Professor Dr. George Giatsis (born 22 June 1968) is a Greek academic researcher and volleyball and beach volleyball coach (Aris, P.A.O.K., Lamia, Filathlitikos).

With a doctorate in the kinesiology of volleyball and beach volleyball, Giatsis is recognized for his expertise in biomechanical analysis. The title of his doctoral thesis is "Biomechanical differences in elite beach-volleyball players in vertical jumps on rigid and sand surfaces". His expertise extends to various aspects of kinesiology and performance in volleyball, beach volleyball, and vertical jumps. He is recognized as an expert in the kinesiology of the arm swing technique in spike attacks in both volleyball and beach volleyball.

Giatsis has contributed to the field with a number of scientific articles addressing kinesiology and performance in volleyball, beach volleyball, and vertical jumps. His research on arm swing techniques has led to the categorization of various styles, including bow and arrow low and high, circular limited and extended, and snap and straight.

Giatsis is an FIVB (Fédération Internationale de Volleyball) instructor in both volleyball and beach volleyball.
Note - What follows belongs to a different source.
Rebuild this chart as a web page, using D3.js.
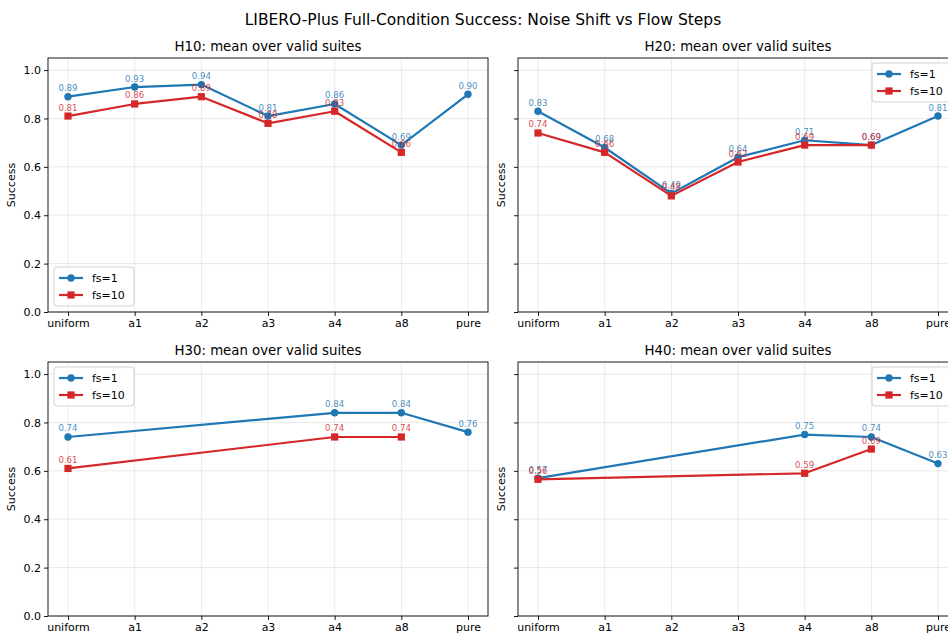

In June 2024, Giatsis was honored by the Hellenic Volleyball Federation for his contributions as a coach and scientific researcher in volleyball and beach volleyball

During his career from 1991 to 2006, Giatsis won more than 70 national and international medals. This tally includes 34 medals in the Greek National Masters Beach Volleyball Championship, placing him among the top three athletes of all time in the competition's history. In 1998, he took ninth place in CEV finals at the European Championship in Rhodes. He also took 2nd place in Doha, Qatar in 2002.